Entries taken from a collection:
┌──

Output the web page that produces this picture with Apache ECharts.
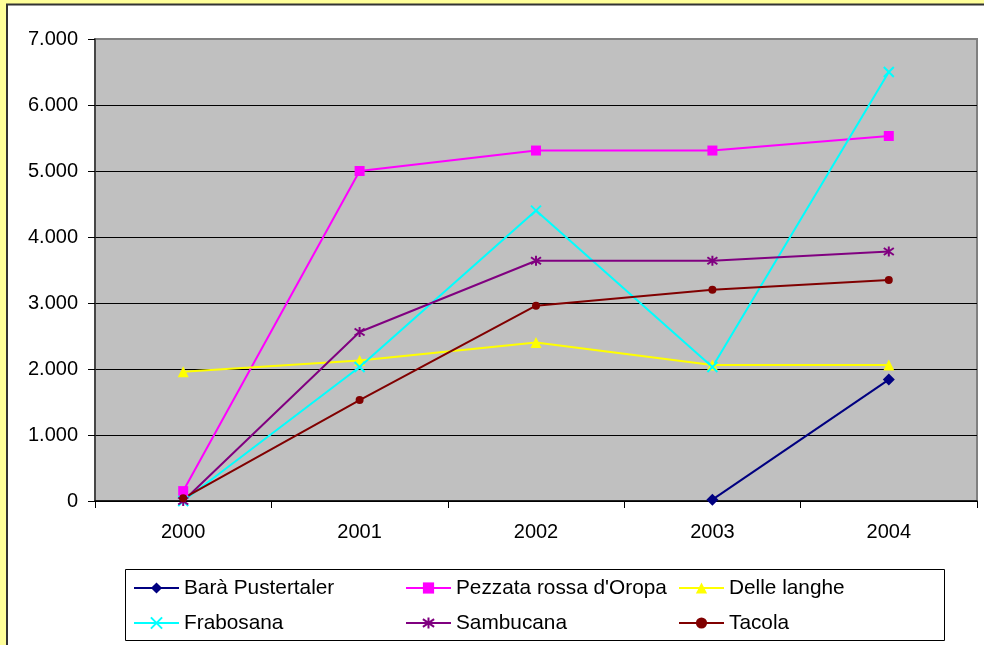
<!DOCTYPE html>
<html>
<head>
<meta charset="utf-8">
<script src="https://cdn.jsdelivr.net/npm/echarts@6/dist/echarts.min.js"></script>
<style>
html,body{margin:0;padding:0;background:#FFFF99;}
#chart{width:984px;height:645px;}
</style>
</head>
<body>
<div id="chart"></div>
<script>
var categories = ['2000', '2001', '2002', '2003', '2004'];
var baraPustertaler = [null, null, null, 20, 1840];
var pezzataRossa = [150, 5000, 5310, 5310, 5530];
var delleLanghe = [1960, 2130, 2400, 2060, 2060];
var frabosana = [0, 2030, 4400, 2030, 6500];
var sambucana = [0, 2560, 3640, 3640, 3780];
var tacola = [40, 1530, 2960, 3200, 3350];
var yTicks = [0, 1000, 2000, 3000, 4000, 5000, 6000, 7000];

var FONT = '"Liberation Sans", Arial, sans-serif';
var xPath = 'path://M0,0L10,10M10,0L0,10';
var starPath = 'path://M5,0L5,10M0.7,1.5L9.3,8.5M9.3,1.5L0.7,8.5';

function mk(name, data, color, symbol, size, stroke) {
  return {
    name: name, type: 'line', data: data,
    symbol: symbol, symbolSize: size,
    lineStyle: { color: color, width: 2 },
    itemStyle: stroke ? { color: 'rgba(0,0,0,0)', borderColor: color, borderWidth: 2 } : { color: color, borderWidth: 0 },
    emphasis: { disabled: true },
    animation: false
  };
}

var chart = echarts.init(document.getElementById('chart'));
var legendText = { fontSize: 20.8, fontFamily: FONT, color: '#000', lineHeight: 22 };
function lg(data, left) {
  return {
    data: data, orient: 'vertical', left: left, top: 577, padding: 0,
    itemWidth: 45, itemHeight: 14, itemGap: 13, textStyle: legendText,
    selectedMode: false
  };
}
chart.setOption({
  backgroundColor: '#FFFF99',
  animation: false,
  graphic: [
    { type: 'rect', z: -100, shape: { x: 7, y: 4.5, width: 1000, height: 700 },
      style: { fill: '#fff', stroke: '#333', lineWidth: 2 } },
    { type: 'rect', z: -50, shape: { x: 125.5, y: 569.5, width: 819, height: 71 },
      style: { fill: '#fff', stroke: '#000', lineWidth: 1 } }
  ],
  grid: { left: 95, top: 39, right: 7, bottom: 144, show: true, backgroundColor: '#C0C0C0', borderColor: '#808080', borderWidth: 2 },
  legend: [
    lg(['Barà Pustertaler', 'Frabosana'], 133),
    lg(["Pezzata rossa d'Oropa", 'Sambucana'], 405),
    lg(['Delle langhe', 'Tacola'], 678)
  ],
  xAxis: {
    type: 'category', data: categories, boundaryGap: true,
    axisLine: { lineStyle: { color: '#000', width: 1.5 } },
    axisTick: { show: true, length: 7, lineStyle: { color: '#000' } },
    axisLabel: { fontSize: 20, fontFamily: FONT, color: '#000', margin: 21 }
  },
  yAxis: {
    type: 'value', min: yTicks[0], max: yTicks[yTicks.length - 1], interval: 1000,
    axisLine: { show: true, lineStyle: { color: '#333', width: 1.5 } },
    axisTick: { show: true, length: 7, lineStyle: { color: '#000' } },
    axisLabel: { fontSize: 20, fontFamily: FONT, color: '#000', margin: 17,
      formatter: function (v) { return v === 0 ? '0' : String(v).replace(/\B(?=(\d{3})+(?!\d))/g, '.'); } },
    splitLine: { show: true, lineStyle: { color: ['#000', '#000', '#000', '#000', '#000', '#000', '#000', '#808080'], width: 1 } }
  },
  series: [
    mk('Barà Pustertaler', baraPustertaler, '#000080', 'diamond', 12, false),
    mk("Pezzata rossa d'Oropa", pezzataRossa, '#FF00FF', 'rect', 10, false),
    mk('Delle langhe', delleLanghe, '#FFFF00', 'triangle', 11, false),
    mk('Frabosana', frabosana, '#00FFFF', xPath, 10, true),
    mk('Sambucana', sambucana, '#800080', starPath, 10, true),
    mk('Tacola', tacola, '#800000', 'circle', 8, false)
  ]
});
</script>
</body>
</html>
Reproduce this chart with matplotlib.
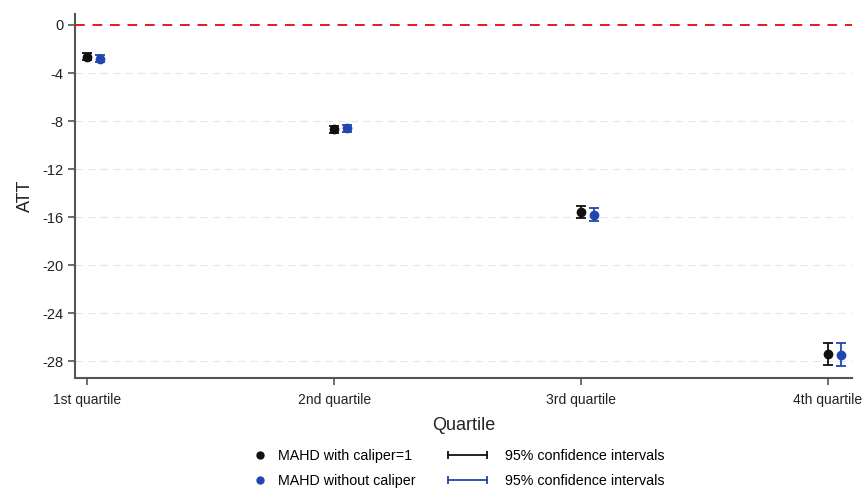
import matplotlib
matplotlib.use("Agg")
import matplotlib.pyplot as plt
from matplotlib.lines import Line2D
from matplotlib.legend_handler import HandlerLine2D
import numpy as np

plt.rcParams['font.family'] = ['Liberation Sans', 'DejaVu Sans']

categories = ["1st quartile", "2nd quartile", "3rd quartile", "4th quartile"]
att_caliper = [-2.65, -8.68, -15.55, -27.4]
ci_caliper = [0.28, 0.28, 0.5, 0.9]
att_nocaliper = [-2.8, -8.6, -15.8, -27.45]
ci_nocaliper = [0.28, 0.28, 0.55, 0.95]
yticks = [0, -4, -8, -12, -16, -20, -24, -28]

black = "#111111"
blue = "#2146b0"
axis_grey = "#555555"

fig = plt.figure(figsize=(8.64, 4.88), dpi=100)
ax = fig.add_axes([0.087, 0.225, 0.899, 0.746])

x = np.arange(1, len(categories) + 1)
offset = 0.052

ax.errorbar(x, att_caliper, yerr=ci_caliper, fmt='o', color=black, ms=6,
            capsize=3.5, elinewidth=1.3, capthick=1.3, zorder=4)
ax.errorbar(x + offset, att_nocaliper, yerr=ci_nocaliper, fmt='o', color=blue,
            ms=6, capsize=3.5, elinewidth=1.3, capthick=1.3, zorder=4)

ax.axhline(0, color="#e8191c", lw=1.4, ls=(0, (5, 4)), zorder=3)

for yt in yticks[1:]:
    ax.axhline(yt, color="#e2e8ee", lw=0.9, ls=(0, (6, 4)), zorder=1)

ax.set_xlim(0.951, 4.097)
ax.set_ylim(-29.4, 0.9)
ax.set_xticks(x)
ax.set_xticklabels(categories, fontsize=10)
ax.set_yticks(yticks)
ax.set_yticklabels([str(v) for v in yticks], fontsize=10.5)

for side in ("top", "right"):
    ax.spines[side].set_visible(False)
for side in ("left", "bottom"):
    ax.spines[side].set_color(axis_grey)
    ax.spines[side].set_linewidth(1.5)
ax.tick_params(axis='both', colors=axis_grey, length=5, width=1.2,
               labelcolor="#222222")
ax.tick_params(axis='x', pad=6)

ax.set_ylabel("ATT", fontsize=13, color="#222222", labelpad=6)
ax.set_xlabel("Quartile", fontsize=13, color="#222222", labelpad=7)

# Legend: marker entries and confidence-interval entries as two columns
h_dot_black = Line2D([], [], ls='none', marker='o', color=black, ms=5)
h_dot_blue = Line2D([], [], ls='none', marker='o', color=blue, ms=5)
h_ci_black = Line2D([], [], color=black, lw=1.3, marker='|', ms=6, mew=1.3)
h_ci_blue = Line2D([], [], color=blue, lw=1.3, marker='|', ms=6, mew=1.3)

common = dict(frameon=False, fontsize=10.3, labelspacing=0.75,
              borderpad=0.0, borderaxespad=0.0)

fig.legend(
    [h_dot_black, h_dot_blue],
    ["MAHD with caliper=1", "MAHD without caliper"],
    loc="upper left", bbox_to_anchor=(0.2965, 0.079),
    handlelength=0.6, handletextpad=0.9,
    handler_map={h_dot_black: HandlerLine2D(numpoints=1),
                 h_dot_blue: HandlerLine2D(numpoints=1)},
    **common,
)
fig.legend(
    [h_ci_black, h_ci_blue],
    ["95% confidence intervals", "95% confidence intervals"],
    loc="upper left", bbox_to_anchor=(0.514, 0.079),
    handlelength=3.3, handletextpad=0.95,
    handler_map={h_ci_black: HandlerLine2D(numpoints=2),
                 h_ci_blue: HandlerLine2D(numpoints=2)},
    **common,
)

fig.savefig("out.png", dpi=100)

└──

Produce an exact copy of each line of data, skipping embedded images.

Written solution:
Output the web page that produces this picture with Apache ECharts.
<!DOCTYPE html>
<html>
<head>
<meta charset="utf-8">
<script src="https://cdn.jsdelivr.net/npm/echarts@6/dist/echarts.min.js"></script>
<style>
html,body{margin:0;padding:0;background:#FFFF99;}
#chart{width:984px;height:645px;}
</style>
</head>
<body>
<div id="chart"></div>
<script>
var categories = ['2000', '2001', '2002', '2003', '2004'];
var baraPustertaler = [null, null, null, 20, 1840];
var pezzataRossa = [150, 5000, 5310, 5310, 5530];
var delleLanghe = [1960, 2130, 2400, 2060, 2060];
var frabosana = [0, 2030, 4400, 2030, 6500];
var sambucana = [0, 2560, 3640, 3640, 3780];
var tacola = [40, 1530, 2960, 3200, 3350];
var yTicks = [0, 1000, 2000, 3000, 4000, 5000, 6000, 7000];

var FONT = '"Liberation Sans", Arial, sans-serif';
var xPath = 'path://M0,0L10,10M10,0L0,10';
var starPath = 'path://M5,0L5,10M0.7,1.5L9.3,8.5M9.3,1.5L0.7,8.5';

function mk(name, data, color, symbol, size, stroke) {
  return {
    name: name, type: 'line', data: data,
    symbol: symbol, symbolSize: size,
    lineStyle: { color: color, width: 2 },
    itemStyle: stroke ? { color: 'rgba(0,0,0,0)', borderColor: color, borderWidth: 2 } : { color: color, borderWidth: 0 },
    emphasis: { disabled: true },
    animation: false
  };
}

var chart = echarts.init(document.getElementById('chart'));
var legendText = { fontSize: 20.8, fontFamily: FONT, color: '#000', lineHeight: 22 };
function lg(data, left) {
  return {
    data: data, orient: 'vertical', left: left, top: 577, padding: 0,
    itemWidth: 45, itemHeight: 14, itemGap: 13, textStyle: legendText,
    selectedMode: false
  };
}
chart.setOption({
  backgroundColor: '#FFFF99',
  animation: false,
  graphic: [
    { type: 'rect', z: -100, shape: { x: 7, y: 4.5, width: 1000, height: 700 },
      style: { fill: '#fff', stroke: '#333', lineWidth: 2 } },
    { type: 'rect', z: -50, shape: { x: 125.5, y: 569.5, width: 819, height: 71 },
      style: { fill: '#fff', stroke: '#000', lineWidth: 1 } }
  ],
  grid: { left: 95, top: 39, right: 7, bottom: 144, show: true, backgroundColor: '#C0C0C0', borderColor: '#808080', borderWidth: 2 },
  legend: [
    lg(['Barà Pustertaler', 'Frabosana'], 133),
    lg(["Pezzata rossa d'Oropa", 'Sambucana'], 405),
    lg(['Delle langhe', 'Tacola'], 678)
  ],
  xAxis: {
    type: 'category', data: categories, boundaryGap: true,
    axisLine: { lineStyle: { color: '#000', width: 1.5 } },
    axisTick: { show: true, length: 7, lineStyle: { color: '#000' } },
    axisLabel: { fontSize: 20, fontFamily: FONT, color: '#000', margin: 21 }
  },
  yAxis: {
    type: 'value', min: yTicks[0], max: yTicks[yTicks.length - 1], interval: 1000,
    axisLine: { show: true, lineStyle: { color: '#333', width: 1.5 } },
    axisTick: { show: true, length: 7, lineStyle: { color: '#000' } },
    axisLabel: { fontSize: 20, fontFamily: FONT, color: '#000', margin: 17,
      formatter: function (v) { return v === 0 ? '0' : String(v).replace(/\B(?=(\d{3})+(?!\d))/g, '.'); } },
    splitLine: { show: true, lineStyle: { color: ['#000', '#000', '#000', '#000', '#000', '#000', '#000', '#808080'], width: 1 } }
  },
  series: [
    mk('Barà Pustertaler', baraPustertaler, '#000080', 'diamond', 12, false),
    mk("Pezzata rossa d'Oropa", pezzataRossa, '#FF00FF', 'rect', 10, false),
    mk('Delle langhe', delleLanghe, '#FFFF00', 'triangle', 11, false),
    mk('Frabosana', frabosana, '#00FFFF', xPath, 10, true),
    mk('Sambucana', sambucana, '#800080', starPath, 10, true),
    mk('Tacola', tacola, '#800000', 'circle', 8, false)
  ]
});
</script>
</body>
</html>
Reproduce this chart with matplotlib.
import matplotlib
matplotlib.use("Agg")
import matplotlib.pyplot as plt
from matplotlib.lines import Line2D
from matplotlib.legend_handler import HandlerLine2D
import numpy as np

plt.rcParams['font.family'] = ['Liberation Sans', 'DejaVu Sans']

categories = ["1st quartile", "2nd quartile", "3rd quartile", "4th quartile"]
att_caliper = [-2.65, -8.68, -15.55, -27.4]
ci_caliper = [0.28, 0.28, 0.5, 0.9]
att_nocaliper = [-2.8, -8.6, -15.8, -27.45]
ci_nocaliper = [0.28, 0.28, 0.55, 0.95]
yticks = [0, -4, -8, -12, -16, -20, -24, -28]

black = "#111111"
blue = "#2146b0"
axis_grey = "#555555"

fig = plt.figure(figsize=(8.64, 4.88), dpi=100)
ax = fig.add_axes([0.087, 0.225, 0.899, 0.746])

x = np.arange(1, len(categories) + 1)
offset = 0.052

ax.errorbar(x, att_caliper, yerr=ci_caliper, fmt='o', color=black, ms=6,
            capsize=3.5, elinewidth=1.3, capthick=1.3, zorder=4)
ax.errorbar(x + offset, att_nocaliper, yerr=ci_nocaliper, fmt='o', color=blue,
            ms=6, capsize=3.5, elinewidth=1.3, capthick=1.3, zorder=4)

ax.axhline(0, color="#e8191c", lw=1.4, ls=(0, (5, 4)), zorder=3)

for yt in yticks[1:]:
    ax.axhline(yt, color="#e2e8ee", lw=0.9, ls=(0, (6, 4)), zorder=1)

ax.set_xlim(0.951, 4.097)
ax.set_ylim(-29.4, 0.9)
ax.set_xticks(x)
ax.set_xticklabels(categories, fontsize=10)
ax.set_yticks(yticks)
ax.set_yticklabels([str(v) for v in yticks], fontsize=10.5)

for side in ("top", "right"):
    ax.spines[side].set_visible(False)
for side in ("left", "bottom"):
    ax.spines[side].set_color(axis_grey)
    ax.spines[side].set_linewidth(1.5)
ax.tick_params(axis='both', colors=axis_grey, length=5, width=1.2,
               labelcolor="#222222")
ax.tick_params(axis='x', pad=6)

ax.set_ylabel("ATT", fontsize=13, color="#222222", labelpad=6)
ax.set_xlabel("Quartile", fontsize=13, color="#222222", labelpad=7)

# Legend: marker entries and confidence-interval entries as two columns
h_dot_black = Line2D([], [], ls='none', marker='o', color=black, ms=5)
h_dot_blue = Line2D([], [], ls='none', marker='o', color=blue, ms=5)
h_ci_black = Line2D([], [], color=black, lw=1.3, marker='|', ms=6, mew=1.3)
h_ci_blue = Line2D([], [], color=blue, lw=1.3, marker='|', ms=6, mew=1.3)

common = dict(frameon=False, fontsize=10.3, labelspacing=0.75,
              borderpad=0.0, borderaxespad=0.0)

fig.legend(
    [h_dot_black, h_dot_blue],
    ["MAHD with caliper=1", "MAHD without caliper"],
    loc="upper left", bbox_to_anchor=(0.2965, 0.079),
    handlelength=0.6, handletextpad=0.9,
    handler_map={h_dot_black: HandlerLine2D(numpoints=1),
                 h_dot_blue: HandlerLine2D(numpoints=1)},
    **common,
)
fig.legend(
    [h_ci_black, h_ci_blue],
    ["95% confidence intervals", "95% confidence intervals"],
    loc="upper left", bbox_to_anchor=(0.514, 0.079),
    handlelength=3.3, handletextpad=0.95,
    handler_map={h_ci_black: HandlerLine2D(numpoints=2),
                 h_ci_blue: HandlerLine2D(numpoints=2)},
    **common,
)

fig.savefig("out.png", dpi=100)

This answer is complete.